Tre ragazzi di Damasco, renitenti alla leva nel 2011 e per questo fuggiti a Beirut hanno formato il gruppo Tanjaret daghet cioè “pentola a pressione” in arabo.  180 degrees èi l titolo del loro primo album e Taht El Daghet (sotto pressione), lanciato è il loro singolo che descrive lo stato della Siria. Nella breve presentazione del video su Youtube, così presentano il brano: «La strage in tutto il mondo arabo continua. Il piano per rubare le nostre risorse, cambiare le nostre identità e costringerci ad accettare un’amara realtà, sta avendo successo. Sotto pressione (Taht El Daghet) è  il nostro perpetuo stato mentale. Speriamo in giorni migliori».

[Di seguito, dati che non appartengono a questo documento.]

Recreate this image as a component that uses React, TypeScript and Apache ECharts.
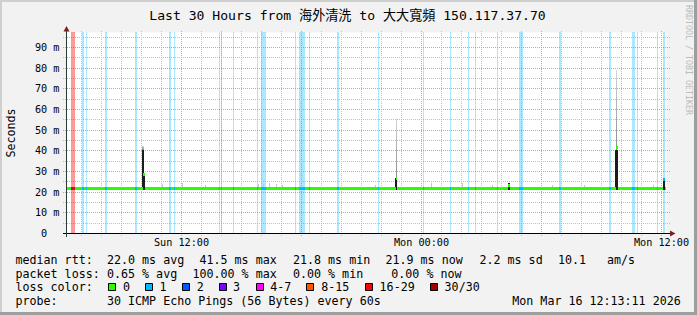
import React, { useEffect, useRef } from 'react';
import * as echarts from 'echarts';

const W = 697;
const H = 315;
const MONO = "'DejaVu Sans Mono', 'Noto Sans CJK TC', 'Noto Sans CJK SC', monospace";

// x axis: hours since Sun 00:00 ; y axis: milliseconds
const X_MIN = 6.25;
const X_MAX = 36.25;
const Y_MAX = 97.25;

const xLabelHours = [12, 24, 36];
const xLabelTexts = ['Sun 12:00', 'Mon 00:00', 'Mon 12:00'];
const majorHours = [12, 18, 24, 30, 36];
const minorHours = [7, 8, 9, 10, 11, 13, 14, 15, 16, 17, 19, 20, 21, 22, 23, 25, 26, 27, 28, 29, 31, 32, 33, 34, 35];
const yMajor = [10, 20, 30, 40, 50, 60, 70, 80, 90];
const yMinor = [5, 15, 25, 35, 45, 55, 65, 75, 85, 95];

// loss colour legend
const lossLabels = ['0', '1', '2', '3', '4-7', '8-15', '16-29', '30/30'];
const lossColors = ['#26ff00', '#00b8ff', '#0059ff', '#7e00ff', '#ff00ff', '#ff5500', '#ff0000', '#a00000'];

// loss bands (hours), level = index into lossColors
const lossStart = [6.475, 7.01, 7.225, 8.175, 9.675, 11.375, 11.625, 13.875, 13.96, 14.56, 15.775, 15.96, 16.04, 17.675, 17.875, 18.375, 19.775, 21.825, 24.06, 25.425, 26.325, 26.675, 27.775, 28.875, 30.86, 33.375, 34.525, 34.64, 34.76, 35.775, 36.06];
const lossEnd = [6.675, 7.1, 7.275, 8.265, 9.775, 11.49, 11.675, 13.935, 13.995, 14.61, 15.825, 15.99, 16.21, 17.725, 18.175, 18.425, 19.875, 21.89, 24.11, 25.475, 26.375, 26.725, 27.825, 29.05, 30.96, 33.475, 34.625, 34.69, 34.81, 35.825, 36.15];
const lossLevel = [6, 1, 1, 1, 1, 1, 1, 1, 1, 1, 1, 1, 1, 1, 1, 1, 1, 1, 1, 1, 1, 1, 1, 1, 1, 1, 1, 1, 1, 1, 1];

// median rtt (ms) as steps
const medianStart = [6.25, 10.09, 10.19, 22.7, 22.79, 28.33, 28.425, 33.72, 33.81, 36.06, 36.175];
const medianEnd = [10.09, 10.19, 22.7, 22.79, 28.33, 28.425, 33.72, 33.81, 36.06, 36.175, 36.22];
const medianValue = [22.0, 28.5, 22.0, 26.5, 22.0, 23.2, 22.0, 41.5, 22.0, 26.0, 22.0];

// dense smoke (dark)
const darkStart = [10.01, 10.125, 22.675, 28.325, 33.675, 36.06];
const darkEnd = [10.125, 10.19, 22.79, 28.425, 33.81, 36.175];
const darkTop = [40.3, 28.0, 26.8, 24.4, 40.5, 25.7];

// sparse smoke (light)
const lightStart = [10.02, 22.72, 33.72];
const lightEnd = [10.1, 22.79, 33.77];
const lightLow = [40.3, 26.8, 40.5];
const lightTop = [42.3, 55.4, 79.1];

// small specks of smoke
const speckTime = [11.01, 12.01, 13.175, 15.84, 16.075, 16.39, 16.725, 17.01, 21.66, 24.46, 26.01, 27.51, 30.54, 32.14, 35.59];
const speckTop = [24.0, 24.4, 23.5, 24.0, 24.0, 24.5, 24.0, 23.5, 23.5, 24.5, 24.5, 23.5, 23.5, 23.5, 23.5];

const title = 'Last 30 Hours from 海外清洗 to 大大寬頻 150.117.37.70';
const rttStats = ['22.0 ms avg', '41.5 ms max', '21.8 ms min', '21.9 ms now', '2.2 ms sd', '10.1', 'am/s'];
const lossStats = ['0.65 % avg', '100.00 % max', '0.00 % min', '0.00 % now'];
const probeText = '30 ICMP Echo Pings (56 Bytes) every 60s';
const dateText = 'Mon Mar 16 12:13:11 2026';

function rgba(hex: string, a: number) {
  const r = parseInt(hex.slice(1, 3), 16);
  const g = parseInt(hex.slice(3, 5), 16);
  const b = parseInt(hex.slice(5, 7), 16);
  return `rgba(${r},${g},${b},${a})`;
}

function medianAt(h: number) {
  for (let i = 0; i < medianStart.length; i++) {
    if (h >= medianStart[i] && h < medianEnd[i]) return medianValue[i];
  }
  return medianValue[medianValue.length - 1];
}

function buildOption() {
  const gridData: number[][] = [
    ...minorHours.map((h) => [h, 0, 0]),
    ...majorHours.map((h) => [h, 0, 1]),
    ...yMinor.map((v) => [v, 1, 0]),
    ...yMajor.map((v) => [v, 1, 1]),
  ];

  const txt = (x: number, y: number, text: string, extra: any = {}) => ({
    type: 'text',
    x,
    y,
    silent: true,
    style: {
      text,
      fill: '#000',
      fontFamily: MONO,
      fontSize: 11.66,
      align: 'left',
      verticalAlign: 'middle',
      ...extra,
    },
  });

  const L1 = 259.5;
  const L2 = 273.5;
  const L3 = 287.3;
  const L4 = 300.8;
  const rttX = [107, 199.5, 293, 385.5, 479.5, 558, 607];
  const lossX = [107, 192.5, 293, 391.3];
  const boxX = [108.5, 145.5, 182.5, 219.5, 256.5, 306.5, 365.5, 430.5];
  const boxTextX = [123, 159.5, 196.8, 233, 270.3, 321.3, 379.6, 444.6];

  const graphics: any[] = [
    // frame shading
    { type: 'rect', silent: true, shape: { x: 0, y: 0, width: W, height: 2 }, style: { fill: '#cfcfcf' } },
    { type: 'rect', silent: true, shape: { x: 0, y: 0, width: 2, height: H }, style: { fill: '#cfcfcf' } },
    { type: 'rect', silent: true, shape: { x: 0, y: H - 3, width: W, height: 3 }, style: { fill: '#9e9e9e' } },
    { type: 'rect', silent: true, shape: { x: W - 3, y: 0, width: 3, height: H }, style: { fill: '#9e9e9e' } },
    // axes
    { type: 'line', silent: true, z: 100, shape: { x1: 63, y1: 233.5, x2: 671, y2: 233.5 }, style: { stroke: '#000', lineWidth: 1 } },
    { type: 'line', silent: true, z: 100, shape: { x1: 66.5, y1: 29, x2: 66.5, y2: 237 }, style: { stroke: '#2c3c38', lineWidth: 1 } },
    { type: 'polygon', silent: true, z: 100, shape: { points: [[63.5, 31.5], [69.5, 31.5], [66.5, 26]] }, style: { fill: '#7f1f1f' } },
    { type: 'polygon', silent: true, z: 100, shape: { points: [[670, 230.5], [670, 236.5], [675.5, 233.5]] }, style: { fill: '#7f1f1f' } },
    // title & unit & watermark
    txt(347.5, 15, title, { align: 'center', fontSize: 13.1 }),
    { type: 'text', silent: true, x: 11, y: 133, rotation: Math.PI / 2, style: { text: 'Seconds', fill: '#000', fontFamily: MONO, fontSize: 11.66, align: 'center', verticalAlign: 'middle' } },
    { type: 'text', silent: true, x: 688.5, y: 60, rotation: -Math.PI / 2, style: { text: 'RRDTOOL / TOBI OETIKER', fill: '#bcbcbc', fontFamily: MONO, fontSize: 8.3, align: 'center', verticalAlign: 'middle' } },
    // legend
    txt(15.5, L1, 'median rtt:'),
    ...rttStats.map((s, i) => txt(rttX[i], L1, s)),
    txt(15.5, L2, 'packet loss:'),
    ...lossStats.map((s, i) => txt(lossX[i], L2, s)),
    txt(15.5, L3, 'loss color:'),
    ...lossColors.map((c, i) => ({ type: 'rect', silent: true, shape: { x: boxX[i], y: 283.5, width: 7, height: 7 }, style: { fill: c, stroke: '#000', lineWidth: 1 } })),
    ...lossLabels.map((s, i) => txt(boxTextX[i], L3, s)),
    txt(15.5, L4, 'probe:'),
    txt(107, L4, probeText),
    txt(512.3, L4, dateText),
  ];

  return {
    animation: false,
    backgroundColor: '#f2f2f2',
    textStyle: { fontFamily: MONO },
    grid: { left: 66.5, top: 32.5, width: 600, height: 201, show: true, backgroundColor: '#ffffff', borderWidth: 0 },
    xAxis: {
      type: 'value',
      min: X_MIN,
      max: X_MAX,
      axisLine: { show: false },
      axisTick: { show: false },
      splitLine: { show: false },
      axisLabel: {
        customValues: xLabelHours,
        formatter: (v: number) => {
          const i = xLabelHours.findIndex((h) => Math.abs(h - v) < 1e-6);
          return i >= 0 ? xLabelTexts[i] : '';
        },
        fontFamily: MONO,
        fontSize: 10.2,
        color: '#000',
        margin: 4,
      },
    },
    yAxis: {
      type: 'value',
      min: 0,
      max: Y_MAX,
      interval: 10,
      axisLine: { show: false },
      axisTick: { show: false },
      splitLine: { show: false },
      axisLabel: {
        formatter: (v: number) => (v === 0 ? '0\u00a0\u00a0' : `${v} m`),
        showMaxLabel: false,
        fontFamily: MONO,
        fontSize: 10.2,
        color: '#000',
        margin: 7,
      },
    },
    graphic: graphics,
    series: [
      {
        type: 'custom',
        name: 'grid',
        silent: true,
        z: 1,
        data: gridData,
        renderItem: (params: any, api: any) => {
          const cs = params.coordSys;
          const v = api.value(0);
          const orient = api.value(1);
          const major = api.value(2);
          const stroke = major ? '#e99696' : '#c0c0c0';
          if (orient === 0) {
            const x = Math.floor(api.coord([v, 0])[0]) + 0.5;
            return {
              type: 'line',
              shape: { x1: x, y1: Math.floor(cs.y) - 1, x2: x, y2: Math.ceil(cs.y + cs.height) + 3 },
              style: { stroke, lineWidth: 1, lineDash: [1, 1] },
            };
          }
          const y = Math.floor(api.coord([X_MIN, v])[1]) + 0.5;
          return {
            type: 'line',
            shape: { x1: Math.floor(cs.x) - 3, y1: y, x2: Math.ceil(cs.x + cs.width) + 3, y2: y },
            style: { stroke, lineWidth: 1, lineDash: [1, 1] },
          };
        },
      },
      {
        type: 'custom',
        name: 'loss',
        silent: true,
        z: 2,
        data: lossStart.map((s, i) => [s, lossEnd[i], lossLevel[i]]),
        renderItem: (params: any, api: any) => {
          const cs = params.coordSys;
          const x0 = Math.round(api.coord([api.value(0), 0])[0]);
          const x1 = Math.max(x0 + 1, Math.round(api.coord([api.value(1), 0])[0]));
          const lvl = api.value(2);
          return {
            type: 'rect',
            shape: { x: x0, y: Math.floor(cs.y), width: x1 - x0, height: Math.round(cs.height) },
            style: { fill: rgba(lossColors[lvl], lvl === 1 ? 0.33 : 0.4) },
          };
        },
      },
      {
        type: 'custom',
        name: 'specks',
        silent: true,
        z: 3,
        data: speckTime.map((t, i) => [t, speckTop[i]]),
        renderItem: (params: any, api: any) => {
          const p0 = api.coord([api.value(0), api.value(1)]);
          const p1 = api.coord([api.value(0), 22]);
          const x = Math.round(p0[0]);
          const yTop = Math.round(p0[1]);
          return { type: 'rect', shape: { x, y: yTop, width: 1, height: Math.max(1, Math.round(p1[1]) - yTop) }, style: { fill: '#c6c6c6' } };
        },
      },
      {
        type: 'custom',
        name: 'smoke light',
        silent: true,
        z: 3,
        data: lightStart.map((s, i) => [s, lightEnd[i], lightLow[i], lightTop[i]]),
        renderItem: (params: any, api: any) => {
          const x0 = Math.round(api.coord([api.value(0), 0])[0]);
          const x1 = Math.max(x0 + 1, Math.round(api.coord([api.value(1), 0])[0]));
          const yLow = Math.round(api.coord([0, api.value(2)])[1]);
          const yTop = Math.round(api.coord([0, api.value(3)])[1]);
          return {
            type: 'rect',
            shape: { x: x0, y: yTop, width: x1 - x0, height: yLow - yTop },
            style: {
              fill: new echarts.graphic.LinearGradient(0, 0, 0, 1, [
                { offset: 0, color: '#d4d4d4' },
                { offset: 1, color: '#8c8c8c' },
              ]),
            },
          };
        },
      },
      {
        type: 'custom',
        name: 'smoke dark',
        silent: true,
        z: 4,
        data: darkStart.map((s, i) => [s, darkEnd[i], darkTop[i]]),
        renderItem: (params: any, api: any) => {
          const x0 = Math.round(api.coord([api.value(0), 0])[0]);
          const x1 = Math.max(x0 + 1, Math.round(api.coord([api.value(1), 0])[0]));
          const yTop = Math.round(api.coord([0, api.value(2)])[1]);
          const yBot = Math.round(api.coord([0, 21])[1]);
          return { type: 'rect', shape: { x: x0, y: yTop, width: x1 - x0, height: yBot - yTop }, style: { fill: '#1c1c1c' } };
        },
      },
      {
        type: 'custom',
        name: 'median',
        silent: true,
        z: 5,
        data: medianStart.map((s, i) => [s, medianEnd[i], medianValue[i]]),
        renderItem: (params: any, api: any) => {
          const x0 = Math.round(api.coord([api.value(0), 0])[0]);
          const x1 = Math.max(x0 + 1, Math.round(api.coord([api.value(1), 0])[0]));
          const yc = api.coord([0, api.value(2)])[1];
          return { type: 'rect', shape: { x: x0, y: Math.round(yc - 1.5), width: x1 - x0, height: 3 }, style: { fill: lossColors[0] } };
        },
      },
      {
        type: 'custom',
        name: 'median loss',
        silent: true,
        z: 6,
        data: lossStart.map((s, i) => [s, lossEnd[i], lossLevel[i], medianAt((s + lossEnd[i]) / 2)]),
        renderItem: (params: any, api: any) => {
          const x0 = Math.round(api.coord([api.value(0), 0])[0]);
          const x1 = Math.max(x0 + 1, Math.round(api.coord([api.value(1), 0])[0]));
          const yc = api.coord([0, api.value(3)])[1];
          const lvl = api.value(2);
          return {
            type: 'rect',
            shape: { x: x0, y: Math.round(yc - 1.5), width: x1 - x0, height: 3 },
            style: { fill: lvl === 1 ? lossColors[1] : '#c81414' },
          };
        },
      },
    ],
  };
}

export default function App() {
  const ref = useRef<HTMLDivElement>(null);
  useEffect(() => {
    if (!ref.current) return;
    const chart = echarts.init(ref.current, null, { renderer: 'svg', width: W, height: H });
    chart.setOption(buildOption() as any);
    return () => {
      chart.dispose();
    };
  }, []);
  return <div ref={ref} style={{ position: 'fixed', left: 0, top: 0, width: W, height: H }} />;
}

Aspetto grunge, ma musicalità indie il video, rigorosamente cantato in arabo, è intrigante, ben girato e dalle sonorità accattivanti. I Tanjaret daghet sono stati una delle band headliner al Beirut sul Festival Ground il 25 agosto. Pur essendo contrari al regime e delusi da come si sta evolvendo il movimento rivoluzionario in Siria, non si definiscono musicisti rivoluzionari «Cantiamo contro al-Assad. Abbiamo espresso nelle canzoni come si vive in Siria e perché ci siamo trasferiti». Lasciare la Siria non ha portato molto sollievo alla band, poiché sanno che l’intelligence siriana sta monitorando le comunità siriane in Libano e sono preoccupati costantemente per i loro parenti.

La pressione sul gruppo non è iniziata con la rivolta. Il loro amore per il rock e il metal è sempre stato una passione coltivata in segreto. «In Siria , non abbiamo diritti come musicisti», dicono «È necessaria l’autorizzazione per esibirsi e tutto ciò che non piace al regime, è illegale». Quando rock e heavy metal hanno iniziato a diventare generi musicali degni di nota in Siria, il regime divenne sospettoso: le autorità hanno fatto una grande retata il 6 giugno 2006 (6/6/6, cioè il biblico numero della Bestia), arrestando tutti gli  uomini con i capelli lunghi o quelli che indossavano magliette nere, con l’accusa di essere satanisti, mente i fan techno sono stati accusati di essere tossicodipendenti; proprio come accadde in Tunisia e in Egitto. Dopo cinque ore di interrogatorio, si veniva costretti a firmare un documento giurando di non ascoltare heavy metal. Nonostante le intimidazioni e la guerra, vi è oggi una pietra significativa e la scena metal in Siria. Metallum, enciclopedia on line dell’heavy metal (www..metal-archives.com) elenca 22 gruppi siriani, presenti nella scena musicale di Damasco e di Aleppo, ma la realtà è diversa: su The Syrian Metal Magazine ne risultano di più, e ci sarebbero in giro un «un sacco di metallari». Lo stesso magazine, poi, ha lanciato una gara tra band metal arabe: la Arab Metal Competition per vedere quale sua la migliore. Ci sono gli Euphrates, che suonano un genere da loro definito Oriental Black Metal, gli Anarchadia, che dedicano il loro primo album al movimento Occupy, i Gene, i Netherion, gli Eulen e i Brotherhood, il cui singer è una donna; si va, insomma, dal goth al doom al trash. Per gli Haunted Cellar da Latakia, città che ospita tutte le fazioni in lotta, il doom metal è «una fuga dalla oppressione della vita», cantano questo i 4 ragazzi che si sono esibiti il 22 agosto nella città siriana. Anche in Siria, esattamente come accadeva in Egitto, l’abbigliamento metal è oggetto di critiche e rimostranze della società civile. Il gruppo afferma di «ignorare la merda politica perché crediamo nella musica», sicuri che chiunque vinca la guerra per il metal saranno tempi duri lo stesso.